Friday, November 30, 2007

The Third Mind

Bruno Gironcoli

I picked up the current issue of PALAIS Magazine today, which documents the Palais de Tokyo's The Third Mind exhibition, curated by Swiss artist Ugo Rondinone.

The exhibition [and magazine-cum-catalog] offers "an MRI scan of his influences, inclinations, and obsessions. This exhibition is constructed as a stroll through a brain in perpetual activity, going straight to the source of the artist's references and discoveries. For the first time his gift for building systems of connections is placed at the service of the works of other artists, not his own. The systems of connections activated as well as the artists and works chosen make The Third Mind an exhibition that no curator/art historian would ever have been able to dream up."

Among the 350 works included are William S. Burroughs and Brion Gysin's cult book The Third Mind, the "intimate and strange" wall sculptures of Lee Bontecou, the masks of Nancy Grossman, Andy Warhol's screen tests, and the work of Austrian sculptor Bruno Gironcoli.

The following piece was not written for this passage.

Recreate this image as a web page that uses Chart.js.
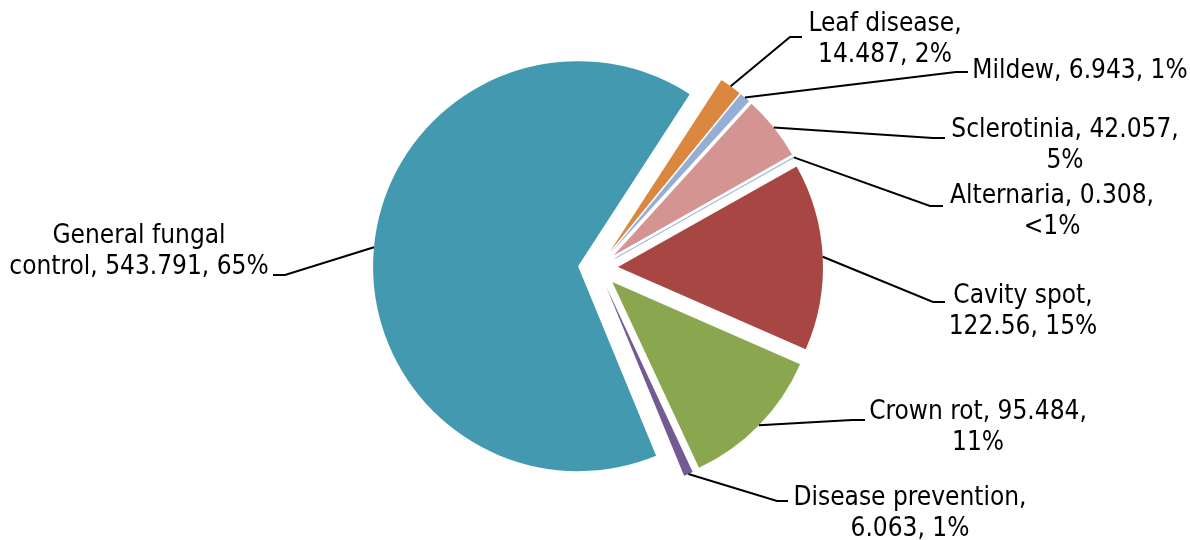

Until this afternoon, I was unfamiliar with Gironcoli's work. Shame on me, because he has a museum dedicated to him! From the black and white images presented in PALAIS, my first impression was that this must be the work of an early 20th century surrealist. Upon further inspection (and some Googling,) it makes a great deal of sense that he is Austrian and contemporary. There are certainly hints of Miro and Ernst, but also a uniquely Viennese perversion [which I mean that in the best possible way] that can be seen in everything from the work of H.R. Geiger to the decor of amusements at Prater, rooted in Vienna's distinctive version of Art Nouveau. "Through the transformation of play objects and symbols, often associated with sexuality, the themes of alienation and the absurd are imposed in space. Gironcoli's giant organic and mechanical sculptures are improbable forms that seem to be endowed with a secret life."